Opinion ID: 721339
Heading Depth: 2
Heading Rank: 1

Heading: The Appropriate Constitutional Standard

Text: 17 The district court analyzed the comprehensive scheme established by the three ordinances as a time, place, and manner restriction on speech. It therefore asked whether they are justified without reference to the content of the regulated speech, [whether] they are narrowly tailored to serve a significant governmental interest, and [whether] they leave open ample alternative channels for communication of the information. Clark v. Community for Creative Non-Violence, 468 U.S. 288, 293, 104 S.Ct. 3065, 3069, 82 L.Ed.2d 221 (1984). 18 The City argues that the district court should have applied the test for restrictions on commercial speech to the first two ordinances, which addressed only commercial signs, and should have reserved the time, place, and manner analysis for the final ordinance, which included non-commercial signs. The test for purely commercial speech, as articulated in Central Hudson Gas & Elec. Corp. v. Pub. Serv. Comm'n of New York, 447 U.S. 557, 561, 100 S.Ct. 2343, 2348-49, 65 L.Ed.2d 341 (1980), indicates that commercial speech is protected only if it concerns lawful activity and is not misleading.

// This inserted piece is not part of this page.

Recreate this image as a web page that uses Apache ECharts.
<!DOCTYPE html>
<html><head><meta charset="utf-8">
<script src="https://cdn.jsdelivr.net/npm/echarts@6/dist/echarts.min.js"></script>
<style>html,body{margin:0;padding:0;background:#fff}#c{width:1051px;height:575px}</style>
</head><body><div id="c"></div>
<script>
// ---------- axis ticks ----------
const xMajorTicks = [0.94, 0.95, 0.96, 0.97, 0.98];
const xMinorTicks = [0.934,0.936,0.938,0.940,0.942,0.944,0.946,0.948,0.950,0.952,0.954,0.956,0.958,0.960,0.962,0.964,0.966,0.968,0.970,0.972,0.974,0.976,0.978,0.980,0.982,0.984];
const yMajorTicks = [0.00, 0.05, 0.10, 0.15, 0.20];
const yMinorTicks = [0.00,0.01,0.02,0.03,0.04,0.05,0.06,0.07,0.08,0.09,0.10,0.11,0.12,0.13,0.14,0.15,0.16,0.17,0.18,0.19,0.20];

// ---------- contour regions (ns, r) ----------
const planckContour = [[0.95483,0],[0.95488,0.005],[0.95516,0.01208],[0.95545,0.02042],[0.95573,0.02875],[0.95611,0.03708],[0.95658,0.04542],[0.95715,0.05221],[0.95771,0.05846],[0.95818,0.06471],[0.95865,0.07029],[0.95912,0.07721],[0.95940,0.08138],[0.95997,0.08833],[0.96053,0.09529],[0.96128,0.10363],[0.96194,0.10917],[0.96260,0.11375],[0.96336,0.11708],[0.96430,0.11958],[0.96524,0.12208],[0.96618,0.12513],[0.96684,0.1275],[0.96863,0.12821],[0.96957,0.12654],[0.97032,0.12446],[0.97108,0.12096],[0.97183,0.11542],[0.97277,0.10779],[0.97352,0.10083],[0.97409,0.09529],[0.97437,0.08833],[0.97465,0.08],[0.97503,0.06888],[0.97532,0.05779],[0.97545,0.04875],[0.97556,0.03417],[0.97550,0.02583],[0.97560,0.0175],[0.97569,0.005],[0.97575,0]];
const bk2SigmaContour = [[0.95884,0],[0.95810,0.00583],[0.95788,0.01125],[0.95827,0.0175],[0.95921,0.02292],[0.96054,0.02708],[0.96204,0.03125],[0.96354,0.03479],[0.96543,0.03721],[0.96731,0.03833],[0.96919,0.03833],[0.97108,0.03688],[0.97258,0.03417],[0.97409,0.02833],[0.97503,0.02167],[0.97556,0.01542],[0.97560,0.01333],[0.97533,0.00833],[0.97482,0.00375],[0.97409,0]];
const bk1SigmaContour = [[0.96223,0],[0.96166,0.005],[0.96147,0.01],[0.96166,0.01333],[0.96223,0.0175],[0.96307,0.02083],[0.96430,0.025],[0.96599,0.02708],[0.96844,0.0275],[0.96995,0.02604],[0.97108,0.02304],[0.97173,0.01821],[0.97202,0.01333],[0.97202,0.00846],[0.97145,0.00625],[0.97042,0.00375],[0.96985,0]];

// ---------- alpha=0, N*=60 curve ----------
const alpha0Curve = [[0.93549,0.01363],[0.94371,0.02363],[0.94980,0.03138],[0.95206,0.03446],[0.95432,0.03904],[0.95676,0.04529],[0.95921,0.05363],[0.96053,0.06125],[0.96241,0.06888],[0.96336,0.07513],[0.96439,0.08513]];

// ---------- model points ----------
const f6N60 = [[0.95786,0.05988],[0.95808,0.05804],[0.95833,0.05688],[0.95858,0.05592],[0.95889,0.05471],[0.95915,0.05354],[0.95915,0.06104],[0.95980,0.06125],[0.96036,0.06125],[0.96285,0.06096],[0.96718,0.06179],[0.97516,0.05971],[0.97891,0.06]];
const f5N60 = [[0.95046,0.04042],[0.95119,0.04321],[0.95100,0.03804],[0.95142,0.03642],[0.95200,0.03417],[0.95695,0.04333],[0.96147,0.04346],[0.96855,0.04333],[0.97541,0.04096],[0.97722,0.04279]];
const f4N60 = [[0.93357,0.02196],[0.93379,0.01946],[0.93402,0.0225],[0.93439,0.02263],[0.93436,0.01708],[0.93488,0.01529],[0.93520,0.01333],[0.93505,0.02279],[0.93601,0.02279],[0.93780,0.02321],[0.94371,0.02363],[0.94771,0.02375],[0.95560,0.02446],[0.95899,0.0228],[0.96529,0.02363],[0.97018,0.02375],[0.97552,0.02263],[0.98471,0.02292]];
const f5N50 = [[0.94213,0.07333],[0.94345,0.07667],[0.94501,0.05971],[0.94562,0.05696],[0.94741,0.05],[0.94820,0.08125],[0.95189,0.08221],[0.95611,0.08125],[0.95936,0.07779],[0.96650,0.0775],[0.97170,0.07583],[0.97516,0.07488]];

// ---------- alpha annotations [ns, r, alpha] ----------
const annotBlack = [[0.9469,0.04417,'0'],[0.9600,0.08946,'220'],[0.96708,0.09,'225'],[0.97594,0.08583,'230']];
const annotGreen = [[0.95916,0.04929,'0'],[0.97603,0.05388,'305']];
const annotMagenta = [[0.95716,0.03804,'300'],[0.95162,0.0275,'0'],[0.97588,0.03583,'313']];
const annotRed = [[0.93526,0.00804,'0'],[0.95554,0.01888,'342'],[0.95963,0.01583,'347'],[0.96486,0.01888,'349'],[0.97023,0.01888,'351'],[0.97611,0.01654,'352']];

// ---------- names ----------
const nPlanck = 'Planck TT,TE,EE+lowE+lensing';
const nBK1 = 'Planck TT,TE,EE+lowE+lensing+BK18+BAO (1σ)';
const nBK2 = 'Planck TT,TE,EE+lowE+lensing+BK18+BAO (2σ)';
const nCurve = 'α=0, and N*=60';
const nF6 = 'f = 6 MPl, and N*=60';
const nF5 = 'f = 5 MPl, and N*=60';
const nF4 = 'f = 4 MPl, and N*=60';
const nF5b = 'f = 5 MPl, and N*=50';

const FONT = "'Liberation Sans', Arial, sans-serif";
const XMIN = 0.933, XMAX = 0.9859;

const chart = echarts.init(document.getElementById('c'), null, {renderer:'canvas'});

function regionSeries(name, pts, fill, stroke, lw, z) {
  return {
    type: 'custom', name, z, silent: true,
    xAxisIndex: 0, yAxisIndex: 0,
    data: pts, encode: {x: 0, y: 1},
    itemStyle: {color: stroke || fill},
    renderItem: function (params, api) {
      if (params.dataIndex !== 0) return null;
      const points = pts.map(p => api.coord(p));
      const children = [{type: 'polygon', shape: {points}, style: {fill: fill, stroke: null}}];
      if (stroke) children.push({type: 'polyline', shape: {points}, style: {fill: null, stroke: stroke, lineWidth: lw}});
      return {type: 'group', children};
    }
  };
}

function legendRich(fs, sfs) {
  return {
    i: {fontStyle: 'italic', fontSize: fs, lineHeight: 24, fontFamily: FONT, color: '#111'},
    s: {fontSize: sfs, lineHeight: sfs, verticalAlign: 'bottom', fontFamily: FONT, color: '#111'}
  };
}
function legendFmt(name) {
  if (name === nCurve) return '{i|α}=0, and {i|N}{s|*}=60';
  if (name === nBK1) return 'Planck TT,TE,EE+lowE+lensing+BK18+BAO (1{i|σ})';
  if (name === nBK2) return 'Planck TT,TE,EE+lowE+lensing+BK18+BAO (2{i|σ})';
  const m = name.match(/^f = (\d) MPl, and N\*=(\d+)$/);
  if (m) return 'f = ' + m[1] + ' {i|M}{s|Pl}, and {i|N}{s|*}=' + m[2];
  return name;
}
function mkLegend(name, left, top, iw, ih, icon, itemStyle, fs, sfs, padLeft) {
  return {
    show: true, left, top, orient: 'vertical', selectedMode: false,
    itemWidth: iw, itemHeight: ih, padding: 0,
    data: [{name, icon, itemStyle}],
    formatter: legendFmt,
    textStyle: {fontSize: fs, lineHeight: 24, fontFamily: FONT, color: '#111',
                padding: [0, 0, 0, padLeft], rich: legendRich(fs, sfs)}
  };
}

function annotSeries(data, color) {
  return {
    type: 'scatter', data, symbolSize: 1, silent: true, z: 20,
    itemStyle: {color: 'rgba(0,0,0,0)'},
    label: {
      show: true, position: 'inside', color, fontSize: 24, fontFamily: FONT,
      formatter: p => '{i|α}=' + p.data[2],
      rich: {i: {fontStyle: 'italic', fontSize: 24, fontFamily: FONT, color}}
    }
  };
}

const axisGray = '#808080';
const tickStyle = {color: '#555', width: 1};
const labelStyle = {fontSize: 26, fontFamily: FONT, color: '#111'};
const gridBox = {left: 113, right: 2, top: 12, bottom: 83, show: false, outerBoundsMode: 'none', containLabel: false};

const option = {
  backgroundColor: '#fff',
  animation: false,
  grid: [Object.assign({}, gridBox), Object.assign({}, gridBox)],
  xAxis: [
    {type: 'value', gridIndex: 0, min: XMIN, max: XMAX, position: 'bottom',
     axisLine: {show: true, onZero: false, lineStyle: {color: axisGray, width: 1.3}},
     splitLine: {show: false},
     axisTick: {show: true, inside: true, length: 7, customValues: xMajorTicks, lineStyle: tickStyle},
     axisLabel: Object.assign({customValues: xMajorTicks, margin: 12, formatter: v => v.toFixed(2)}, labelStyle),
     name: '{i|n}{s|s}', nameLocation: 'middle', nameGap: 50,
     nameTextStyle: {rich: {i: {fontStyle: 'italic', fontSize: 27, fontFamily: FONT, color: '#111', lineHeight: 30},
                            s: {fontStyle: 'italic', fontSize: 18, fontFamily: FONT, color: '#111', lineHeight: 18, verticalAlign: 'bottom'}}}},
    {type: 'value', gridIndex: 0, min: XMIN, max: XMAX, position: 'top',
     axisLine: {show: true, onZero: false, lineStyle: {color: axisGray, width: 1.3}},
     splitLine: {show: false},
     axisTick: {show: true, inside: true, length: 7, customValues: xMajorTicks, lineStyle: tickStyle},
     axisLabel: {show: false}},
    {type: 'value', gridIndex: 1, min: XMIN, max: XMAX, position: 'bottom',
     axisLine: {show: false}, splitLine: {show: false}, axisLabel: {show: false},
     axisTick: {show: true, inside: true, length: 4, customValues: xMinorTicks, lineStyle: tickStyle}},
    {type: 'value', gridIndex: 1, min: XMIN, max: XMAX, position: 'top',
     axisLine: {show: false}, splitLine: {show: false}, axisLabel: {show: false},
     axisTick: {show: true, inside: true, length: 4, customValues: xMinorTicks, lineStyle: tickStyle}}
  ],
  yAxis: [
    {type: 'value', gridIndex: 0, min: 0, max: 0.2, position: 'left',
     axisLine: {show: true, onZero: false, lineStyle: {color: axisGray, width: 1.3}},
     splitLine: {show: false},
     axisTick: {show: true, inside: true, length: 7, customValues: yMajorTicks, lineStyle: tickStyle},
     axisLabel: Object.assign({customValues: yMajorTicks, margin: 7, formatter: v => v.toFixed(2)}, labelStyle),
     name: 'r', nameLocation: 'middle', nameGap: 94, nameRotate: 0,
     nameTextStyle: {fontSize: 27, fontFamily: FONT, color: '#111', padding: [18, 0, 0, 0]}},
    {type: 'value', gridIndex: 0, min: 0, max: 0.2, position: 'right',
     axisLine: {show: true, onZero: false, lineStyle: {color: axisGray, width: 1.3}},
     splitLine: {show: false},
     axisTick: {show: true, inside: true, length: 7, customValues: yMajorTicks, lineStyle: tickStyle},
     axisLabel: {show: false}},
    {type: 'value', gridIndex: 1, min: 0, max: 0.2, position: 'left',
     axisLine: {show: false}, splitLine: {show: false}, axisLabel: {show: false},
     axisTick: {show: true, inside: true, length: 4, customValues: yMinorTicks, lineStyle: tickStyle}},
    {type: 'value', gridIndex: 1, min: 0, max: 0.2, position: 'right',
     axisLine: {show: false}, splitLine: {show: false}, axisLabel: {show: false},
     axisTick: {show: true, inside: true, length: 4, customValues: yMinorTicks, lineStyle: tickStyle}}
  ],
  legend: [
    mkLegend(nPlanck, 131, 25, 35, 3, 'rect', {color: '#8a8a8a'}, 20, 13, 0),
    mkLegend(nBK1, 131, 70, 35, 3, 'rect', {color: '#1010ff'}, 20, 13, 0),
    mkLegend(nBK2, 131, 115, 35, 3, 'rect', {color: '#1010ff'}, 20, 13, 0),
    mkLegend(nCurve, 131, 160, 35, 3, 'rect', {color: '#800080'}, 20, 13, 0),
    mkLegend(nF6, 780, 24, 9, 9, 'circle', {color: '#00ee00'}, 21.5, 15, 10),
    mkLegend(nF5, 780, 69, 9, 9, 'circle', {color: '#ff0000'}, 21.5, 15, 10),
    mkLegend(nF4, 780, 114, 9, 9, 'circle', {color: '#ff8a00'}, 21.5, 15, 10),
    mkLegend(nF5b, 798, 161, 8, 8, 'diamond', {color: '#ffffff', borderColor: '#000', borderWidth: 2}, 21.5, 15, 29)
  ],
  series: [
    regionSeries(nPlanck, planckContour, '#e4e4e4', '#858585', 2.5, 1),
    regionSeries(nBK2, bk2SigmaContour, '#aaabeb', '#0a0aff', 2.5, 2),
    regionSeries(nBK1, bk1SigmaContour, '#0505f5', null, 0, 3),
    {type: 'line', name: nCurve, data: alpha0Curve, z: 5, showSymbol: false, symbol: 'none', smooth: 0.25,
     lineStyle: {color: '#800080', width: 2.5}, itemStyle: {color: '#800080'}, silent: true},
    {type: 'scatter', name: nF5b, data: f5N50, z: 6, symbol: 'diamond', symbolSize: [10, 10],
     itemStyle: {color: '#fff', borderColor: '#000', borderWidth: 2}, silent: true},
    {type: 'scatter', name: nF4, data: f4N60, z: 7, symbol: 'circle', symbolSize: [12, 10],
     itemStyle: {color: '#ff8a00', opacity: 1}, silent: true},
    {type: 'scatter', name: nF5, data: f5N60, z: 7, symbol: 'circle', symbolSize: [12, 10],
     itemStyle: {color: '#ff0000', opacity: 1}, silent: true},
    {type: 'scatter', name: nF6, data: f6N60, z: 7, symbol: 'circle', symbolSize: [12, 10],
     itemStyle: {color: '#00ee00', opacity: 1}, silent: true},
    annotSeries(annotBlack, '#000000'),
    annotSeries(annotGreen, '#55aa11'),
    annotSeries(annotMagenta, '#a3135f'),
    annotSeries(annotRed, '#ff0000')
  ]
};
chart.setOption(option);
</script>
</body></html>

If the speech is protected, then the government may regulate it only if the government has a substantial interest, if the regulation directly advances that interest, and if the regulation is no more extensive than necessary to serve that interest. Id. The City insists that the district court erred by refusing to apply this commercial speech test to the first two ordinances. 19 We conclude that this issue is moot. By the time trial took place, the first two ordinances no longer operated independently because the final ordinance had created a regulation restricting both commercial and non-commercial yard signs. Indeed, in its brief before this court, the City described the three ordinances as a comprehensive sign ordinance which applies even-handedly to all types of signs found in residential neighborhoods. We conclude that use of the commercial speech test would be inappropriate, as well as unhelpful, and we therefore decline to invoke it for purposes of deciding the constitutional issues presented in this case.